A critic friend told me this morning that he had the same reaction to Chris Morris‘s Four Lions (Alamo Drafthouse, 11.5) that I did — astonishing concept (a suicide terrorist comedy), quite funny at times, but he couldn’t understand a fair portion of the dialogue due to the British working-class accents. They might as well be speaking Farsi.

“It was funny, or at least the parts I could understand,” he wrote. “Apparently they’re not putting subtitles on it, which is unfortunate because those accents were so thick and the sound so muddy as to be virtually indecipherable at times.”

My 1.24.10 Sundance review: “Early last evening I saw Chris Morris‘s Four Lions — an unsettling, at times off-putting, at other times genuinely amazing black political comedy about London-based Jihadists — Islamic radicalism meets the Four Stooges/Keystone Cops. It’s sometimes shocking and sometimes heh-heh funny, and occasionally hilarious.

“Morris uses a verbal helter-skelter quality reminiscent of In The Loop, and yet the subject is appalling — a team of doofuses who dream of bombing and slaughtering in order to enter heaven and taste the fruit of virgins. It’s amazing and kind of pleasing that a comedy of this sort has been made, but I don’t want to think about the reactions in Manhattan once it opens.

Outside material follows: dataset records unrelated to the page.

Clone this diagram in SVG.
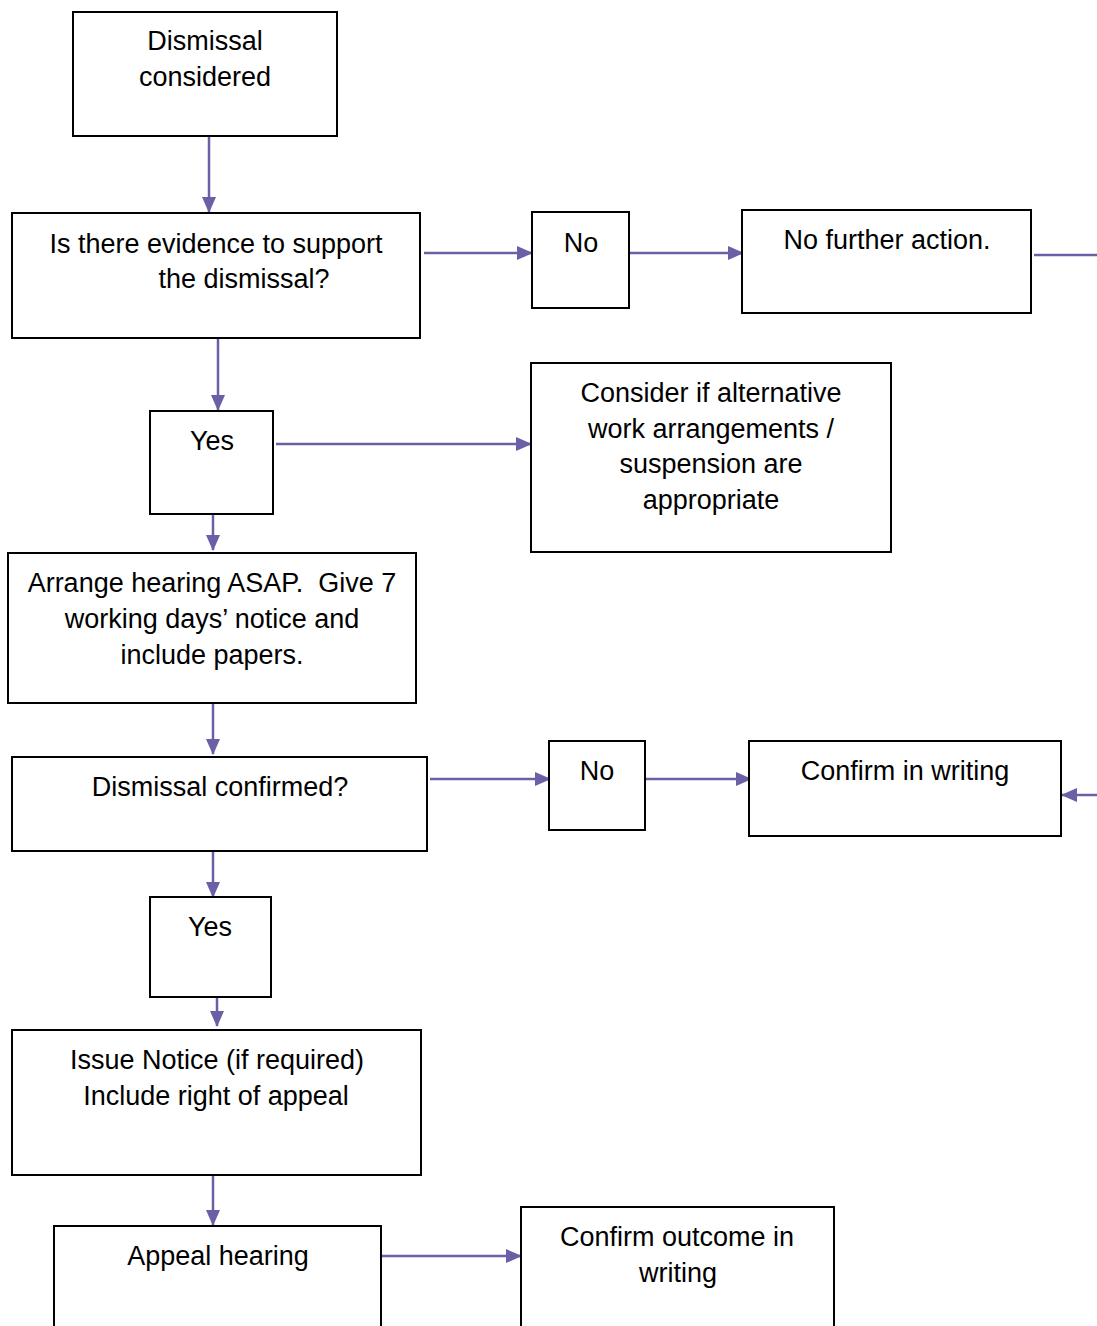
<svg xmlns="http://www.w3.org/2000/svg" width="1097" height="1326" viewBox="0 0 1097 1326">
<defs>
<style>
.box{fill:#fff;stroke:#000;stroke-width:2}
.t{font-family:"Liberation Sans",Arial,sans-serif;font-size:27px;fill:#000;text-anchor:middle}
.c{stroke:#6b5fa5;stroke-width:2.5;fill:none}
</style>
<marker id="ah" markerUnits="userSpaceOnUse" markerWidth="16" markerHeight="14" refX="15" refY="7" orient="auto">
<path d="M0,0 L16,7 L0,14 Z" fill="#6b5fa5"/>
</marker>
</defs>
<rect width="1097" height="1326" fill="#fff"/>
<g id="connectors">
<line class="c" x1="209" y1="136" x2="209" y2="212" marker-end="url(#ah)"/>
<line class="c" x1="424" y1="253" x2="532" y2="253" marker-end="url(#ah)"/>
<line class="c" x1="629" y1="253" x2="743" y2="253" marker-end="url(#ah)"/>
<line class="c" x1="1034" y1="255" x2="1097" y2="255"/>
<line class="c" x1="218" y1="338" x2="218" y2="410" marker-end="url(#ah)"/>
<line class="c" x1="276" y1="444" x2="531" y2="444" marker-end="url(#ah)"/>
<line class="c" x1="213" y1="514" x2="213" y2="550" marker-end="url(#ah)"/>
<line class="c" x1="213" y1="703" x2="213" y2="754" marker-end="url(#ah)"/>
<line class="c" x1="430" y1="779" x2="550" y2="779" marker-end="url(#ah)"/>
<line class="c" x1="645" y1="779" x2="751" y2="779" marker-end="url(#ah)"/>
<line class="c" x1="1097" y1="795" x2="1062" y2="795" marker-end="url(#ah)"/>
<line class="c" x1="213" y1="851" x2="213" y2="897" marker-end="url(#ah)"/>
<line class="c" x1="217" y1="997" x2="217" y2="1026" marker-end="url(#ah)"/>
<line class="c" x1="213" y1="1175" x2="213" y2="1225" marker-end="url(#ah)"/>
<line class="c" x1="382" y1="1256" x2="521" y2="1256" marker-end="url(#ah)"/>
</g>
<g id="n1"><rect class="box" x="73" y="12" width="264" height="124"/>
<text class="t" x="205" y="50">Dismissal</text><text class="t" x="205" y="86">considered</text></g>
<g id="n2"><rect class="box" x="12" y="213" width="408" height="125"/>
<text class="t" x="216" y="253">Is there evidence to support</text><text class="t" x="244" y="288">the dismissal?</text></g>
<g id="n3"><rect class="box" x="532" y="212" width="97" height="96"/>
<text class="t" x="581" y="252">No</text></g>
<g id="n4"><rect class="box" x="742" y="210" width="289" height="103"/>
<text class="t" x="887" y="249">No further action.</text></g>
<g id="n5"><rect class="box" x="150" y="411" width="123" height="103"/>
<text class="t" x="212" y="450">Yes</text></g>
<g id="n6"><rect class="box" x="531" y="363" width="360" height="189"/>
<text class="t" x="711" y="402">Consider if alternative</text><text class="t" x="711" y="438">work arrangements /</text><text class="t" x="711" y="473">suspension are</text><text class="t" x="711" y="509">appropriate</text></g>
<g id="n7"><rect class="box" x="8" y="553" width="408" height="150"/>
<text class="t" x="212" y="592" xml:space="preserve">Arrange hearing ASAP.  Give 7</text><text class="t" x="212" y="628">working days’ notice and</text><text class="t" x="212" y="664">include papers.</text></g>
<g id="n8"><rect class="box" x="12" y="757" width="415" height="94"/>
<text class="t" x="220" y="796">Dismissal confirmed?</text></g>
<g id="n9"><rect class="box" x="549" y="741" width="96" height="89"/>
<text class="t" x="597" y="780">No</text></g>
<g id="n10"><rect class="box" x="749" y="741" width="312" height="95"/>
<text class="t" x="905" y="780">Confirm in writing</text></g>
<g id="n11"><rect class="box" x="150" y="897" width="121" height="100"/>
<text class="t" x="210" y="936">Yes</text></g>
<g id="n12"><rect class="box" x="12" y="1030" width="409" height="145"/>
<text class="t" x="217" y="1069">Issue Notice (if required)</text><text class="t" x="216" y="1105">Include right of appeal</text></g>
<g id="n13"><rect class="box" x="54" y="1226" width="327" height="110"/>
<text class="t" x="218" y="1265">Appeal hearing</text></g>
<g id="n14"><rect class="box" x="521" y="1207" width="313" height="130"/>
<text class="t" x="677" y="1246">Confirm outcome in</text><text class="t" x="678" y="1282">writing</text></g>
</svg>
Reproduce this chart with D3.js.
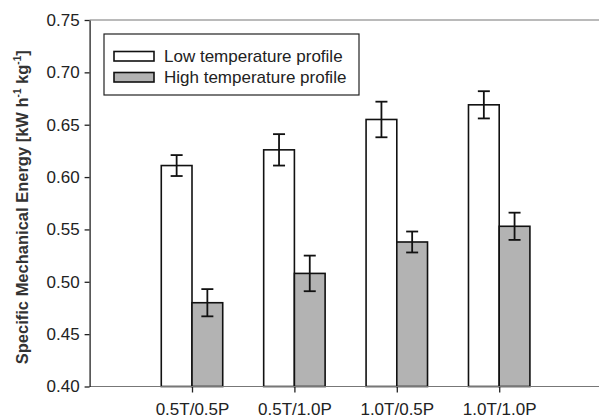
<!DOCTYPE html>
<html>
<head>
<meta charset="utf-8">
<script src="https://cdn.jsdelivr.net/npm/d3@7"></script>
<style>
  body { margin: 0; background: #fff; }
  text { font-family: "Liberation Sans", Arial, sans-serif; }
</style>
</head>
<body>
<div id="chart"></div>
<script>
// data
var categories = ['0.5T/0.5P', '0.5T/1.0P', '1.0T/0.5P', '1.0T/1.0P'];
var lowValues = [0.611, 0.626, 0.655, 0.669];
var lowErrors = [0.010, 0.015, 0.017, 0.013];
var highValues = [0.480, 0.508, 0.538, 0.553];
var highErrors = [0.013, 0.017, 0.010, 0.013];
var yTicks = [0.40, 0.45, 0.50, 0.55, 0.60, 0.65, 0.70, 0.75];
var seriesNames = ['Low temperature profile', 'High temperature profile'];
var seriesFill = ['#ffffff', '#b3b3b3'];

var width = 599, height = 418;

var svg = d3.select('#chart').append('svg')
    .attr('width', width)
    .attr('height', height);

// x is a plain position scale, groups sit at 1..4
var x = d3.scaleLinear().domain([0, 5]).range([89.6, 601.6]);
var y = d3.scaleLinear().domain([0.40, 0.75]).range([386.5, 20]);
var barW = 0.3; // in x units

// top frame line
svg.append('line')
    .attr('x1', x(0)).attr('x2', width)
    .attr('y1', y(0.75)).attr('y2', y(0.75))
    .attr('stroke', '#777').attr('stroke-width', 1.2);

// bars
var series = [
    {vals: lowValues, errs: lowErrors, off: -barW, fill: seriesFill[0]},
    {vals: highValues, errs: highErrors, off: 0, fill: seriesFill[1]}
];

series.forEach(function(s) {
    svg.append('g').selectAll('rect')
        .data(s.vals)
        .enter()
        .append('rect')
        .attr('x', function(d, i) { return x(i + 1 + s.off) })
        .attr('width', x(barW) - x(0))
        .attr('y', function(d) { return y(d) })
        .attr('height', function(d) { return y(0.40) - y(d) })
        .attr('fill', s.fill)
        .attr('stroke', '#111')
        .attr('stroke-width', 1.6);

    // error bars
    var g = svg.append('g').attr('stroke', '#111').attr('stroke-width', 1.8);
    s.vals.forEach(function(v, i) {
        var cx = x(i + 1 + s.off + barW / 2);
        var e = s.errs[i];
        g.append('line').attr('x1', cx).attr('x2', cx).attr('y1', y(v + e)).attr('y2', y(v - e));
        g.append('line').attr('x1', cx - 6).attr('x2', cx + 6).attr('y1', y(v + e)).attr('y2', y(v + e));
        g.append('line').attr('x1', cx - 6).attr('x2', cx + 6).attr('y1', y(v - e)).attr('y2', y(v - e));
    });
});

// x axis
var xAxis = svg.append('g')
    .attr('transform', 'translate(0,' + y(0.40) + ')')
    .call(d3.axisBottom(x)
        .tickValues([1, 2, 3, 4])
        .tickFormat(function(d) { return categories[d - 1] })
        .tickSize(6)
        .tickSizeOuter(0));
xAxis.select('.domain').remove();
xAxis.append('line')
    .attr('x1', x(0)).attr('x2', width)
    .attr('stroke', '#777').attr('stroke-width', 1.2);
xAxis.selectAll('.tick line').attr('stroke', '#222').attr('stroke-width', 1.3);
xAxis.selectAll('.tick text')
    .attr('y', 16.5)
    .attr('font-size', 17)
    .attr('fill', '#222')
    .attr('font-family', '"Liberation Sans", Arial, sans-serif');

// y axis
var yAxis = svg.append('g')
    .attr('transform', 'translate(' + x(0) + ',0)')
    .call(d3.axisLeft(y)
        .tickValues(yTicks)
        .tickFormat(d3.format('.2f'))
        .tickSize(5)
        .tickSizeOuter(0));
yAxis.select('.domain').attr('stroke', '#222').attr('stroke-width', 1.3);
yAxis.selectAll('.tick line').attr('stroke', '#222').attr('stroke-width', 1.3);
yAxis.selectAll('.tick text')
    .attr('x', -10)
    .attr('font-size', 17)
    .attr('fill', '#222')
    .attr('font-family', '"Liberation Sans", Arial, sans-serif');

// y label with superscripts
var yLab = svg.append('text')
    .attr('transform', 'translate(28,' + ((y(0.40) + y(0.75)) / 2 + 4) + ') rotate(-90)')
    .attr('text-anchor', 'middle')
    .attr('font-size', 16.5)
    .attr('font-weight', 'bold')
    .attr('fill', '#333');
yLab.append('tspan').text('Specific Mechanical Energy [kW h');
yLab.append('tspan').attr('dy', -7).attr('font-size', 10).text('-1');
yLab.append('tspan').attr('dy', 7).text(' kg');
yLab.append('tspan').attr('dy', -7).attr('font-size', 10).text('-1');
yLab.append('tspan').attr('dy', 7).text(']');

// legend
var legend = svg.append('g');
legend.append('rect')
    .attr('x', 104).attr('y', 34)
    .attr('width', 255).attr('height', 61)
    .attr('fill', '#fff')
    .attr('stroke', '#222').attr('stroke-width', 1.2);

var items = legend.selectAll('.item')
    .data(seriesNames)
    .enter()
    .append('g')
    .attr('transform', function(d, i) { return 'translate(114,' + (51.5 + i * 21) + ')' });
items.append('rect')
    .attr('width', 40).attr('height', 9.5)
    .attr('fill', function(d, i) { return seriesFill[i] })
    .attr('stroke', '#111').attr('stroke-width', 1.6);
items.append('text')
    .attr('x', 50).attr('y', 10)
    .attr('font-size', 17)
    .attr('fill', '#222')
    .text(function(d) { return d });
</script>
</body>
</html>
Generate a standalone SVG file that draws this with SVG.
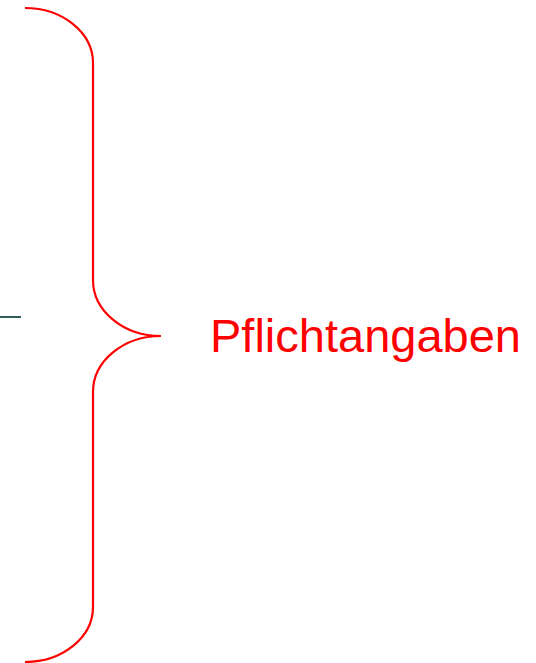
<svg xmlns="http://www.w3.org/2000/svg" width="536" height="663" viewBox="0 0 536 663">
<style>
.brace{fill:none;stroke:#FF0000;stroke-width:2.2}
.lbl{font-family:"Liberation Sans",Arial,sans-serif;font-size:47px;fill:#FF0000}
</style>
<rect width="536" height="663" fill="#FFFFFF"/>
<g id="connectors">
<line x1="0" y1="317" x2="21" y2="317" stroke="#2F5F5A" stroke-width="2"/>
</g>
<g id="brace">
<path class="brace" d="M25,8 A68,55 0 0 1 93,63 L93,280 A68,56 0 0 0 161,336 A68,56 0 0 0 93,392 L93,607 A68,55 0 0 1 25,662"/>
</g>
<g id="label">
<text class="lbl" x="210" y="352">Pflichtangaben</text>
</g>
</svg>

“At times it felt flat and frustrating (I couldn’t understand half of it due to the scruffy British accents) and at other times I felt I was watching something akin to Dr. Strangelove — ghastly subject matter leavened with wicked humor.

“An agent I spoke to after the screening said, ‘I don’t know if the American public is ready for this film.’ He’s probably right, but Four Lions is an absolute original — I’ve never seen anything like it, nor have I have ever felt so torn in my reactions. I’d love to see it again, but with subtitles.”